Es ésta una paz más visible de día que de noche (pocos soldados se aventuran fuera de sus acuartelamientos cuando se oculta el sol); más en el norte llano que en el sur montañoso, propicio a las emboscadas, con una porosa frontera con Georgia al otro lado de la cual querría Putin ejercer el derecho de persecución. Es una paz que no se compadece con la existencia de decenas de miles de refugiados en Ingushetia y otras repúblicas vecinas, con los asesinatos y desapariciones de civiles, con la acción de los escuadrones de la muerte, con la pasividad de los jueces en los pocos casos de abusos y atrocidades que llegan a los tribunales. Una paz que los periodistas sólo pueden contemplar en visitas guiadas por el Ejército.
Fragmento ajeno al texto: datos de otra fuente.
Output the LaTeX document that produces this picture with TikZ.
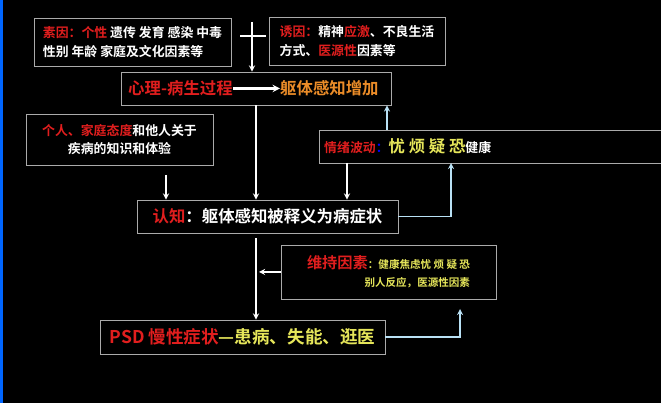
\documentclass[tikz,border=0pt]{standalone}
\usepackage{fontspec}
\setmainfont{Noto Sans CJK SC}[BoldFont={Noto Sans CJK SC Bold}]
\usetikzlibrary{positioning}
\definecolor{red}{RGB}{225,30,30}
\definecolor{orange}{RGB}{235,140,40}
\definecolor{yellow}{RGB}{230,230,90}
\definecolor{lblue}{RGB}{185,225,245}
\definecolor{frame}{RGB}{170,170,170}
\tikzset{
  box/.style={draw=frame,line width=0.8pt,text=white,font=\bfseries,inner sep=0pt,align=left},
  flow/.style={-stealth,white,line width=1.3pt},
  back/.style={-stealth,lblue,line width=1.3pt},
}
\begin{document}
\begin{tikzpicture}[x=0.03cm,y=-0.03cm]
	\fill[black] (0,0) rectangle (661,403);
	\fill[blue!60!cyan] (0,0) rectangle (3,403);
	\useasboundingbox (0,0) rectangle (661,403);

	% boxes
	\node[box,minimum width=197*0.03cm,minimum height=48*0.03cm,font=\bfseries\fontsize{11}{16}\selectfont] (cause) at (132.5,42) {\textcolor{red}{素因：个性} 遗传 发育 感染 中毒\\性别 年龄 家庭及文化因素等};
	\node[box,minimum width=176*0.03cm,minimum height=48*0.03cm,font=\bfseries\fontsize{11}{16}\selectfont] (trigger) at (357,41) {\textcolor{red}{诱因：}精神\textcolor{red}{应激}、不良生活\\方式、\textcolor{red}{医源性}因素等};
	\node[box,minimum width=270*0.03cm,minimum height=33*0.03cm] (process) at (256,88.5) {};
	\node[red,font=\bfseries\fontsize{14}{16}\selectfont,anchor=west,inner sep=0pt] (proc) at (128,88.5) {心理-病生过程};
	\node[orange,font=\bfseries\fontsize{14}{16}\selectfont,anchor=west,inner sep=0pt] (sense) at (280,88.5) {躯体感知增加};
	\node[box,minimum width=187*0.03cm,minimum height=51*0.03cm,font=\bfseries\fontsize{11}{16}\selectfont,align=center] (family) at (119.5,139.5) {\textcolor{red}{个人、家庭态度}和他人关于\\疾病的知识和体验};
	\draw[frame,line width=0.8pt] (661,130) -| (319,163) -- (661,163);
	\coordinate (mood) at (319,146.5);
	\node[anchor=west,inner sep=0pt,font=\bfseries\fontsize{11}{16}\selectfont,white] (moodtext) at (324,146.5) {\textcolor{red}{情绪波动}\textcolor{blue}{：}\textcolor{yellow}{\fontsize{14}{16}\selectfont 忧\ 烦\ 疑\ 恐}健康};
	\node[box,minimum width=261*0.03cm,minimum height=33*0.03cm,font=\bfseries\fontsize{14}{18}\selectfont] (cogn) at (267.5,216.5) {\textcolor{red}{认知}：躯体感知被释义为病症状};
	\node[box,minimum width=215*0.03cm,minimum height=54*0.03cm,align=right,font=\bfseries\fontsize{9}{15}\selectfont] (keep) at (388.5,272) {\textcolor{red}{\fontsize{13}{15}\selectfont 维持因素}\textcolor{yellow}{：健康焦虑忧 烦 疑 恐}\\\textcolor{yellow}{别人反应，医源性因素}\hspace{25pt}};
	\node[box,minimum width=285*0.03cm,minimum height=34*0.03cm,font=\bfseries\fontsize{15}{18}\selectfont] (psd) at (242.5,337) {\textcolor{red}{PSD 慢性症状}\textcolor{yellow}{—患病、失能、逛医}};

	% cross
	\coordinate (crossT) at (252,22);
	\coordinate (crossL) at (240,36);
	\coordinate (crossR) at (266,36);
	\draw[white,line width=1.5pt] (crossL) -- (crossR);
	\draw[flow] (crossT) -- (process.north -| crossT);
	\draw[flow,line width=1.8pt] (proc.east) -- (sense.west);

	% forward connectors
	\coordinate (famT) at (166,175);
	\draw[flow] (famT) -- (cogn.north -| famT);
	\draw[flow] (process.south -| 256,0) -- (cogn.north -| 256,0);
	\draw[flow] (347,163) -- (cogn.north -| 347,0);
	\coordinate (cognB) at (256,238);
	\draw[flow] (cognB) -- (psd.north -| cognB);
	\draw[flow] (keep.west) -- (259,272);

	% feedback connectors
	\draw[back] (387,130) -- (process.south -| 387,0);
	\draw[back] (cogn.east) -| (451,163);
	\coordinate (keepB) at (460,309);
	\draw[back] (psd.east) -| (keepB);
\end{tikzpicture}
\end{document}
Una paz sin apenas testigos independientes.
Es otra fase de una guerra que Rusia no puede perder, pero que es incapaz de ganar, pese a ser una lucha de David contra Goliat, habida cuenta de la desproporción entre las fuerzas en conflicto: tal vez un par de miles de boievikí (con una red de apoyo imposible de controlar en una sociedad de clanes) contra 63.000 efectivos rusos (de Defensa e Interior) y 10.000 chechenos. Todo ello sin que, como en el caso de la guerra de EE UU en Afganistán, la máquina militar del Kremlin sea capaz siquiera de capturar a los dos grandes jefes enemigos: el ex presidente Aslán Masjádov y el señor de la guerra Shamil Basáyev.
Armas y dinero
Años antes del 11-S, Rusia ya denunciaba la larga mano de Osama Bin Laden tras la rebelión chechena. El Kremlin llegó a albergar planes intervencionistas en Afganistán, durante el régimen de los talibanes, para destruir los campos de entrenamiento de chechenos en ese país. Entonces y ahora, no está claro cómo se financia la guerrilla, aunque quedan pocas dudas de que, en buena medida, tiene el color verde de las cofradías saudíes. Porque, inevitablemente, la rebelión independentista se ha teñido de islamismo. En cuanto a las armas, fue vox populi en la primera guerra, y en buena medida lo es en la segunda, que, además de las que puedan conseguir en el exterior o de las que roben a la fuerza ocupante, los rebeldes las compran a los desmotivados soldados rusos.